BRISBY ET LE SECRET DE NIMH (1982)

Pour son premier long-métrage, Don Bluth, transfuge du studio Disney, se lance dans une histoire sombre et mystérieuse…

THE SECRET OF NIMH

 

1982 – USA

 

Réalisé par Don Bluth

 

Avec les voix de Elizabeth Hartman, Hermione Baddeley, Dom DeLuise, Derek Jacobi, Arthur Malet, Paul Shenar, Peter Strauss, Shannen Doherty, Jodi Hicks

 

THEMA MAMMIFÈRES

En 1979, trois animateurs claquent la porte des studios Disney pour reprendre leur liberté artistique. À leur tête, Don Bluth, qui supervisa notamment l’animation de Peter et Elliott le dragon, démissionne avec Gary Goldman et John Pomeroy, excédés par une production qu’ils jugent devenue routinière et aseptisée. Leur rêve est de retrouver la flamme créatrice des débuts et de ressusciter la grandeur des classiques d’antan. Dans le garage de Bluth, les trois compères créent ainsi leur propre studio et se lancent dans une folle aventure. Brisby et le secret de NIMH est leur premier long-métrage, un projet d’animation aussi ambitieux que risqué, inspiré par le roman Mrs. Frisby and the Rats of NIMH de Robert C. O’Brien, premier tome de « La trilogie des Rats de NIMH » paru en 1971. Fuyant les modèles imposés par la réalité économique du moment, ils choisissent des décors peints à la main, une animation traditionnelle minutieuse, mais aussi un traitement sombre. La production s’enclenche dans une ambiance de start-up artisanale où les artistes dorment parfois sur place et se dégourdissent les muscles dans une salle de sport improvisée. Le budget est serré et les moyens très limités mais la motivation perdure. A force de persévérance, Bluth et sa bande finissent par livrer un véritable petit miracle, à contre-courant des tendances de l’époque.

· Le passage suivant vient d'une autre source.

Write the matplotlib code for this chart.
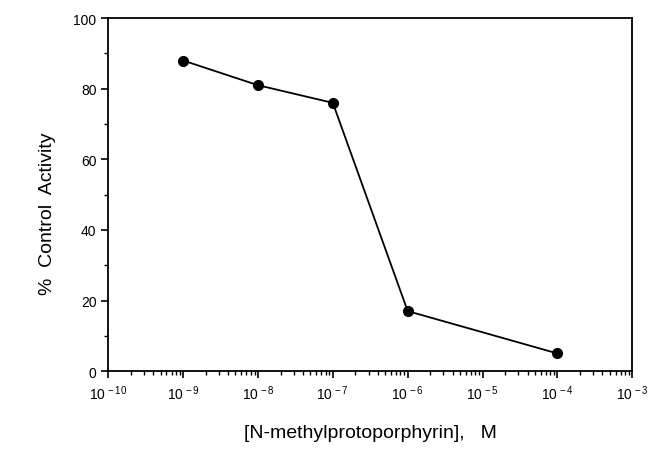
import numpy as np
import matplotlib
matplotlib.use('Agg')
import matplotlib.pyplot as plt
from matplotlib.ticker import LogLocator, FixedLocator, FuncFormatter

plt.rcParams['font.family'] = ['Liberation Sans', 'DejaVu Sans']
plt.rcParams['mathtext.fontset'] = 'custom'
plt.rcParams['mathtext.rm'] = 'Liberation Sans'
plt.rcParams['mathtext.it'] = 'Liberation Sans'

conc = [1e-9, 1e-8, 1e-7, 1e-6, 1e-4]
activity = [88, 81, 76, 17, 5]

fig = plt.figure(figsize=(6.6, 4.56), dpi=100)
ax = fig.add_axes([0.164, 0.184, 0.794, 0.774])

ax.plot(conc, activity, color='black', lw=1.3, marker='o', ms=7, mfc='black', mec='black')

ax.set_xscale('log')
ax.set_xlim(1e-10, 1e-3)
ax.set_ylim(0, 100)

ax.xaxis.set_major_locator(LogLocator(base=10, numticks=20))
ax.xaxis.set_minor_locator(LogLocator(base=10, subs=np.arange(2, 10), numticks=20))
ax.xaxis.set_major_formatter(FuncFormatter(lambda v, p: r'$10^{\,%d}$' % round(np.log10(v))))
ax.yaxis.set_major_locator(FixedLocator([0, 20, 40, 60, 80, 100]))
ax.yaxis.set_minor_locator(FixedLocator([10, 30, 50, 70, 90]))

ax.tick_params(which='major', direction='out', length=5, width=1.2, labelsize=10, colors='black')
ax.tick_params(which='minor', direction='out', length=3, width=1)
for s in ax.spines.values():
    s.set_linewidth(1.3)

ax.set_ylabel('%  Control  Activity', fontsize=14, labelpad=10)
ax.yaxis.set_label_coords(-0.1, 0.45)
ax.set_xlabel('[N-methylprotoporphyrin],   M', fontsize=14, labelpad=16)

fig.savefig('out.png', dpi=100)
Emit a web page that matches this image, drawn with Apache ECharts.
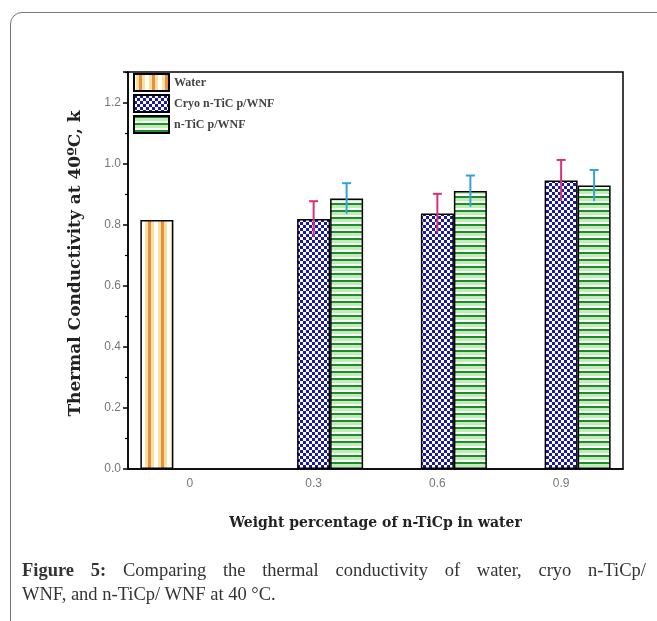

L’héroïne du film, Madame Brisby, est une petite souris veuve qui vit avec ses quatre enfants dans un champ paisible. Mais l’harmonie est menacée lorsque le fermier Fitzgibbons s’apprête à labourer le terrain. Or le petit Timothy, malade, ne peut être déplacé sans danger. Déterminée à sauver sa famille, Brisby cherche de l’aide dans la ferme voisine, croise un corbeau maladroit nommé Jeremy, puis un grand hibou qui la renvoie vers les mystérieux rats du rosier, une société secrète nichée sous une ronce. Là, Brisby découvre un monde souterrain, raffiné et étonnamment évolué. Ces rats, anciens cobayes du laboratoire de NIMH, ont acquis intelligence et longévité grâce à des expériences scientifiques. Leur chef charismatique, Nicodemus, explique à Brisby le passé de son défunt mari, Jonathan, qui les avait aidés à fuir le centre de recherche. Les rats, désormais tiraillés entre leur passé d’opprimés et leur désir d’indépendance, préparent leur propre exode pour ne plus dépendre des hommes. Mais tout le monde ne voit pas ce départ d’un bon œil…

Souris City

Dès son premier long-métrage, le futur réalisateur du Petit dinosaure frappe très fort. Loin de la mièvrerie souvent associée à l’animation pour enfants, Brisby se distingue par son ton grave, ses décors volontairement non glamour et son traitement narratif adulte. La noirceur du propos – les expériences scientifiques pratiquées sur les animaux, la gestion du deuil, les complots politiques – s’allie à une esthétique quasiment gothique. La partition de Jerry Goldsmith, somptueuse comme souvent, renforce la puissance émotionnelle du récit en annonçant ses travaux ultérieurs sur Legend. Elle soutient les scènes d’action comme les instants intimes, participant de manière cruciale à l’atmosphère du film. Certains moments marquent durablement les mémoires, comme la vision psychédélique du passé des rats, le duel final, la vision cauchemardesque de la maison sombrant dans le néant boueux, mais surtout le regard résolu de Brisby, prête à tout pour protéger ses enfants. Le studio MGM prend en charge la distribution du film mais en saborde partiellement l’impact, notamment en limitant drastiquement les dépenses publicitaires. Résultat : Brisby et le Secret de NIMH est un semi-échec commercial aux États-Unis. Pourtant, la presse est dithyrambique, et le film devient culte au fil des années, notamment en Europe. En le découvrant, Steven Spielberg tombe sous le charme et décide d’aider Bluth pour son projet suivant. Tous deux mettront ainsi sur pied le remarquable Fievel et le Nouveau Monde.